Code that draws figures

━━━━━━━━━━━━━━━━

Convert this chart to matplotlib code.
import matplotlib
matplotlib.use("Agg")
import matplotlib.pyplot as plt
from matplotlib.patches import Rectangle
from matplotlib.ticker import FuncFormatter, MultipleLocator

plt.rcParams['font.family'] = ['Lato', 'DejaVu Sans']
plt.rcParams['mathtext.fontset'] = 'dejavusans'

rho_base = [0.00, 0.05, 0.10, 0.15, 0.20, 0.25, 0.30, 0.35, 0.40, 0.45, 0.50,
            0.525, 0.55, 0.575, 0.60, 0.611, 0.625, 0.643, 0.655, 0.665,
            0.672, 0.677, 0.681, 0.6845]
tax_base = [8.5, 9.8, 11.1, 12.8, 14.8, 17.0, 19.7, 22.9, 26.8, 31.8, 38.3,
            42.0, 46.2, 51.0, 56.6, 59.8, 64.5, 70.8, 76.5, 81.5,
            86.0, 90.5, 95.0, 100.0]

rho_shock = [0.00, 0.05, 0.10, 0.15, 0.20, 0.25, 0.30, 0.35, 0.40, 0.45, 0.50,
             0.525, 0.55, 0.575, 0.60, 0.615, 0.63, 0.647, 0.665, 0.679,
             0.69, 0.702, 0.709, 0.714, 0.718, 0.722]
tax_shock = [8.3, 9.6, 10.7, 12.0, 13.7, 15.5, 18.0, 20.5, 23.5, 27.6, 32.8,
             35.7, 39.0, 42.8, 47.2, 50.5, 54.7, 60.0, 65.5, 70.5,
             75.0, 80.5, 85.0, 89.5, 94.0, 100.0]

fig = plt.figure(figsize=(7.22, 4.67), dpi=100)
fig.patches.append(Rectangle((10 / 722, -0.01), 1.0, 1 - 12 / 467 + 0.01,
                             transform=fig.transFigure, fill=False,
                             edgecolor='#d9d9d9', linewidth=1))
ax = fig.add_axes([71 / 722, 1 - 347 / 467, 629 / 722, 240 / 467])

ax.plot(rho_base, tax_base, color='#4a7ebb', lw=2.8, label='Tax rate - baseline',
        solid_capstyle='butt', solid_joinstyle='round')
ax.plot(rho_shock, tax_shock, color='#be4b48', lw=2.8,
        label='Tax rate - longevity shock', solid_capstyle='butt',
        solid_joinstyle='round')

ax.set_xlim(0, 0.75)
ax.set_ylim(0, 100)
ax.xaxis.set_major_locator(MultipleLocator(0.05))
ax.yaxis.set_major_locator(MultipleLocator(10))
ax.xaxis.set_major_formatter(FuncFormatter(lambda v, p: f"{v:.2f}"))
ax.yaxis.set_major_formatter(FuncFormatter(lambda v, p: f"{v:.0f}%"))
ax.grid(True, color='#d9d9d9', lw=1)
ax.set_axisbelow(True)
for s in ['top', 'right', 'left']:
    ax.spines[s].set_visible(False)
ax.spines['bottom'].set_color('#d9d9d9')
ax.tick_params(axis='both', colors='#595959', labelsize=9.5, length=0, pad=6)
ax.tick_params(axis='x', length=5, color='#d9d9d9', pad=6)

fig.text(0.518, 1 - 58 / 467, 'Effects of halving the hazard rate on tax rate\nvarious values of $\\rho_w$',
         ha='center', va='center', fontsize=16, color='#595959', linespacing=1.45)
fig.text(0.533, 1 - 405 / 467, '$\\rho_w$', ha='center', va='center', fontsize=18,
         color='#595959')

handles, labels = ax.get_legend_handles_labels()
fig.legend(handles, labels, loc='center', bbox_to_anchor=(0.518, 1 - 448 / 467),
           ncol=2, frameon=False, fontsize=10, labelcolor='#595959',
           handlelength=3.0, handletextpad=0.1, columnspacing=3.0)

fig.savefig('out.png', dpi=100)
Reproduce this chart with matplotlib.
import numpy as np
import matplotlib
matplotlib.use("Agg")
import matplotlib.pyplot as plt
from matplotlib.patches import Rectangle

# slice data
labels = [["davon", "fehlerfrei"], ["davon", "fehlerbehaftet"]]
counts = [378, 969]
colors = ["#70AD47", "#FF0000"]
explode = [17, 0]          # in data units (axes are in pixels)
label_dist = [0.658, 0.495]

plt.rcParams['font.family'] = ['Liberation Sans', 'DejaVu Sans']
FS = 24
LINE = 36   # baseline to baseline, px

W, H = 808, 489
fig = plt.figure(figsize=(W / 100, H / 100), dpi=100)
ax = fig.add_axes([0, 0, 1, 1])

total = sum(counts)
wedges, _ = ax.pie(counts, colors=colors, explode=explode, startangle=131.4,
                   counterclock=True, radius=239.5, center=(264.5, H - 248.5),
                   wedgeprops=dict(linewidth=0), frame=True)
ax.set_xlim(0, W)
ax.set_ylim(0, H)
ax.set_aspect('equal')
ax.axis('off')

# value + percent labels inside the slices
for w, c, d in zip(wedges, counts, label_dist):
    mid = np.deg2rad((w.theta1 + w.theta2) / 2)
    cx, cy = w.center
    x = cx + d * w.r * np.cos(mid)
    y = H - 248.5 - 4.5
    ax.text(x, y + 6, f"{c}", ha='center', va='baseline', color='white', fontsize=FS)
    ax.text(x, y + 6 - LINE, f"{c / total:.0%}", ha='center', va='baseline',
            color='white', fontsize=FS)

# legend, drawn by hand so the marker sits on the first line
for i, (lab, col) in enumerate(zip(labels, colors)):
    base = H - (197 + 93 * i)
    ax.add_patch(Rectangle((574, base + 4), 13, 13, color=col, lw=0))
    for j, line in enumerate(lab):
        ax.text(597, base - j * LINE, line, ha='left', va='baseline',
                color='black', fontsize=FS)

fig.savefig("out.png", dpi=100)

━━━━━━━━━━━━━━━━

**What is required**:
List every line above containing the word "this".

**Completed exercise**:
Convert this chart to matplotlib code.
Reproduce this chart with matplotlib.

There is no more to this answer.